Wolves in sheeps clothing

I see faith in a very personal way. I suspect that most people who have really thought about what and Whom they believe in may count their walk of faith to be personal as well. It is a relationship between our hearts and minds with Whom we place our trust and believe in. As Christians, we have been taught that "God's will" is what "is best for us" and that God speaks to us through His Word and His Holy Spirit. IF we are listening and discerning, we will KNOW His will. This is a very interesting subject of discussion that brings forth many different perspectives on faith.

Many times in abusive and disrespectful relationships, "being a christian" can bring the obligation and instruction to "turn the other cheek".  I have found that more often than not it is the one who is being abused that is expected to endure it. Abuse is abuse; and this is an abuse of spiritual authority; that is portrayed as "their right to exert". We are not to "return the abuse" when it is given to us but to rather and it is best in my opinion to turn away from it. This may also require discernment and wisdom in knowing that we do have a choice if we have contact with anyone who is abusive to us; including those who call themselves "Christians".

In a marriage or even family relationship, we may be ridiculed for "not allowing abuse" or calling a practice that is "acceptable" in an abuser's eyes such as demanding submission and sex from a "disobedient wife". We may even be accused of "not being a christian" or for "being abusive to them" because we "stand up for our rights to be treated kindly" due to their projection of "their true image" upon us. (See personality disorders at  htpp://ww.outofthefog.net). It is NOT what and who that WE say that we are that matters; our actions will TELL others what and Whom we truly believe in.

Being abused and "taking the abuse" by turning the other cheek does not tell the abuser or the world that being a christian is different from them apart from "being weaker" and it is easier to "control and manipulate, lie to, steal from and cheat" us. I have personally experienced the "abuse of my faith"; where a spouse "used" my belief in Christ to "obligate me" to endure his abusive behavior. I was not allowed a "voice". My personal rights to object, voice concern or give any thought or opinion was not permitted. This crushed my spirit and revealed to me, the insidious heart of the abuser who "called himself a christian".

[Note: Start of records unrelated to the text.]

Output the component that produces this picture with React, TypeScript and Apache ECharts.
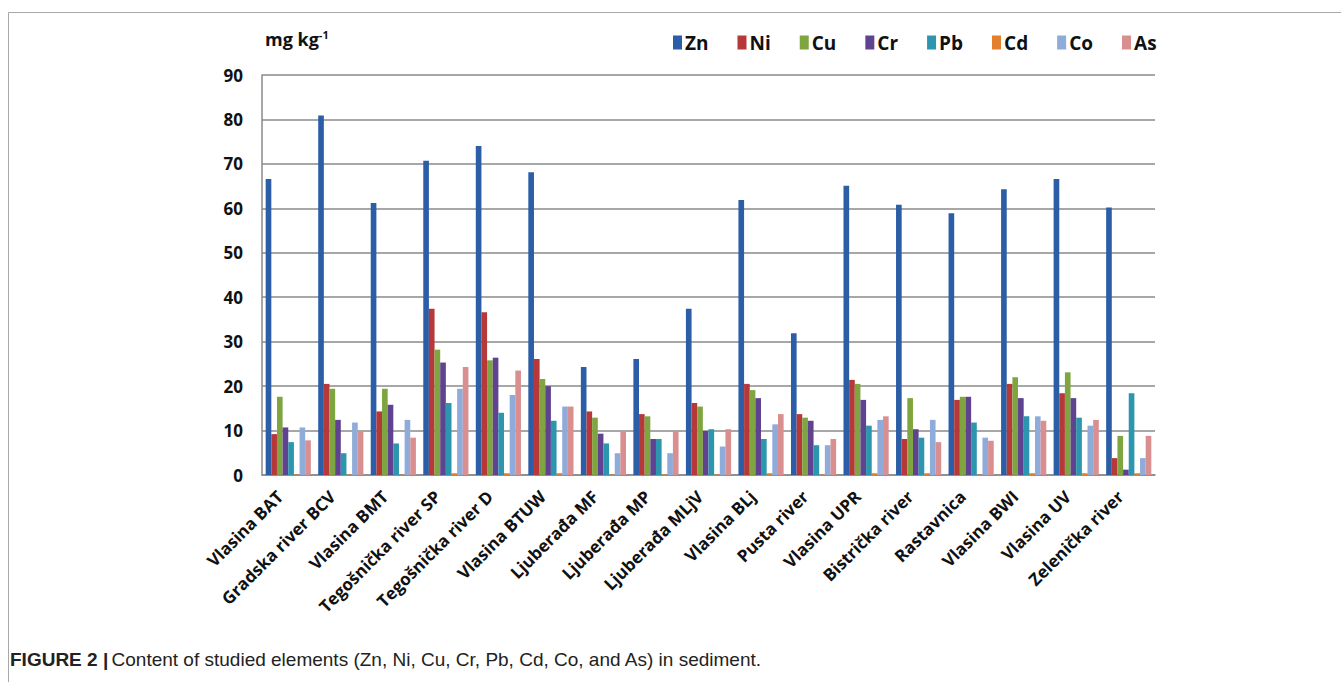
import React, { useEffect, useRef } from "react";
import * as echarts from "echarts";

const categories = [
  "Vlasina BAT", "Gradska river BCV", "Vlasina BMT", "Tegošnička river SP", "Tegošnička river D",
  "Vlasina BTUW", "Ljuberađa MF", "Ljuberađa MP", "Ljuberađa MLjV", "Vlasina BLj", "Pusta river",
  "Vlasina UPR", "Bistrička river", "Rastavnica", "Vlasina BWI", "Vlasina UV", "Zelenička river",
];

const zn = [66.6, 80.9, 61.2, 70.7, 74.0, 68.1, 24.3, 26.1, 37.4, 61.9, 31.9, 65.1, 60.8, 58.9, 64.3, 66.6, 60.2];
const ni = [9.2, 20.5, 14.3, 37.4, 36.6, 26.1, 14.3, 13.7, 16.2, 20.5, 13.7, 21.4, 8.1, 16.9, 20.5, 18.4, 3.8];
const cu = [17.6, 19.4, 19.4, 28.2, 25.8, 21.6, 12.9, 13.2, 15.4, 19.1, 12.9, 20.5, 17.3, 17.6, 22.0, 23.1, 8.8];
const cr = [10.7, 12.4, 15.8, 25.3, 26.4, 20.0, 9.3, 8.1, 9.9, 17.3, 12.2, 16.9, 10.3, 17.6, 17.3, 17.3, 1.2];
const pb = [7.4, 4.9, 7.1, 16.2, 14.0, 12.2, 7.1, 8.1, 10.3, 8.1, 6.7, 11.1, 8.4, 11.8, 13.2, 12.9, 18.4];
const cd = [0.1, 0.1, 0.1, 0.4, 0.4, 0.4, 0.1, 0.1, 0.1, 0.4, 0.1, 0.4, 0.4, 0.1, 0.4, 0.4, 0.4];
const co = [10.7, 11.8, 12.4, 19.4, 18.0, 15.4, 4.9, 4.9, 6.4, 11.4, 6.7, 12.4, 12.4, 8.4, 13.2, 11.1, 3.8];
const as = [7.8, 9.9, 8.4, 24.3, 23.5, 15.4, 9.7, 9.9, 10.3, 13.7, 8.1, 13.2, 7.4, 7.7, 12.2, 12.4, 8.8];

const seriesNames = ["Zn", "Ni", "Cu", "Cr", "Pb", "Cd", "Co", "As"];
const seriesData = [zn, ni, cu, cr, pb, cd, co, as];
const colors = ["#2B5EA6", "#B6393A", "#7EA53F", "#5F4290", "#2C96AE", "#E4802C", "#8FABD9", "#D98F90"];

const yTicks = { min: 0, max: 90, interval: 10 };

export default function App() {
  const ref = useRef<HTMLDivElement>(null);
  useEffect(() => {
    if (!ref.current) return;
    const chart = echarts.init(ref.current, undefined, { renderer: "svg" });
    chart.setOption({
      animation: false,
      backgroundColor: "#fff",
      color: colors,
      grid: { left: 262, right: 186, top: 75, bottom: 207, containLabel: false, outerBoundsMode: "none" },
      legend: {
        data: seriesNames,
        left: 668,
        top: 28,
        itemWidth: 9,
        itemHeight: 14,
        itemGap: 29,
        icon: "rect",
        textStyle: { fontFamily: "Open Sans", fontWeight: "bold", fontSize: 19, color: "#111", padding: [0, 0, 0, -2] },
      },
      xAxis: {
        type: "category",
        data: categories,
        axisLine: { lineStyle: { color: "#8a8a8a", width: 1.5 } },
        axisTick: { show: false },
        axisLabel: {
          interval: 0,
          rotate: 45,
          margin: 10,
          padding: [0, 12, 0, 0],
          fontFamily: "Open Sans",
          fontWeight: "bold",
          fontSize: 17,
          color: "#111",
        },
      },
      yAxis: {
        type: "value",
        min: yTicks.min,
        max: yTicks.max,
        interval: yTicks.interval,
        axisLine: { show: true, lineStyle: { color: "#8a8a8a", width: 1.5 } },
        axisTick: { show: false },
        splitLine: { lineStyle: { color: "#8a8a8a", width: 1.5 } },
        axisLabel: {
          margin: 19,
          fontFamily: "Open Sans",
          fontWeight: "bold",
          fontSize: 17,
          color: "#111",
        },
      },
      series: seriesNames.map((name, i) => ({
        name,
        type: "bar",
        data: seriesData[i],
        barGap: "0%",
        barCategoryGap: "14%",
        itemStyle: { color: colors[i] },
      })),
      graphic: [
        { type: "line", shape: { x1: 8.5, y1: 12.5, x2: 1341, y2: 12.5 }, style: { stroke: "#a8a8a8", lineWidth: 1 } },
        { type: "line", shape: { x1: 8.5, y1: 12.5, x2: 8.5, y2: 682 }, style: { stroke: "#a8a8a8", lineWidth: 1 } },
        {
          type: "text",
          left: 265,
          top: 29,
          style: {
            text: "{a|mg kg}{s|-1}",
            rich: {
              a: { fontFamily: "Open Sans", fontWeight: "bold", fontSize: 18, fill: "#111" },
              s: { fontFamily: "Open Sans", fontWeight: "bold", fontSize: 11, fill: "#111", verticalAlign: "top", padding: [0, 0, 8, 0] },
            },
          },
        },
        {
          type: "text",
          left: 10,
          top: 650,
          style: {
            text: "{b|FIGURE 2 |} {n|Content of studied elements (Zn, Ni, Cu, Cr, Pb, Cd, Co, and As) in sediment.}",
            rich: {
              b: { fontFamily: "Liberation Sans", fontWeight: "bold", fontSize: 19, fill: "#222" },
              n: { fontFamily: "Liberation Sans", fontSize: 19, fill: "#222" },
            },
          },
        },
      ],
    });
    return () => chart.dispose();
  }, []);
  return <div ref={ref} style={{ position: "absolute", left: 0, top: 0, width: 1341, height: 682 }} />;
}
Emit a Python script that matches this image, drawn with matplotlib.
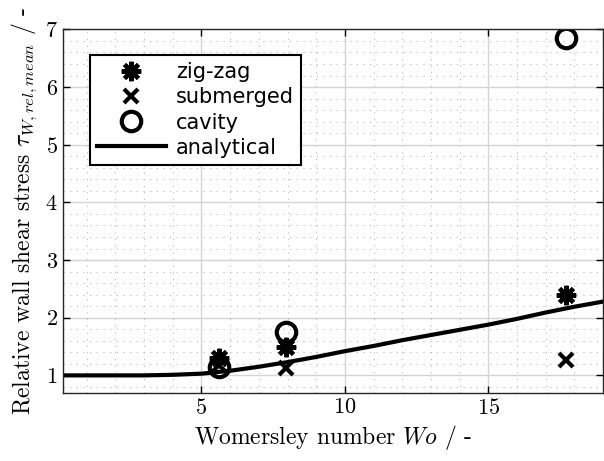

What I really always wanted for my life; not only the best for my life but what my heart truly craved, was to be loved. God's will is clear that He loves us and wants us to know and accept His love.  I will not settle for "less than God's best" in my life ever again. Not everything that glitters is gold and neither is every person who says that they are "a Christian" and acts abusive is anything more than a "wolf in sheeps clothing". Abuse is abuse.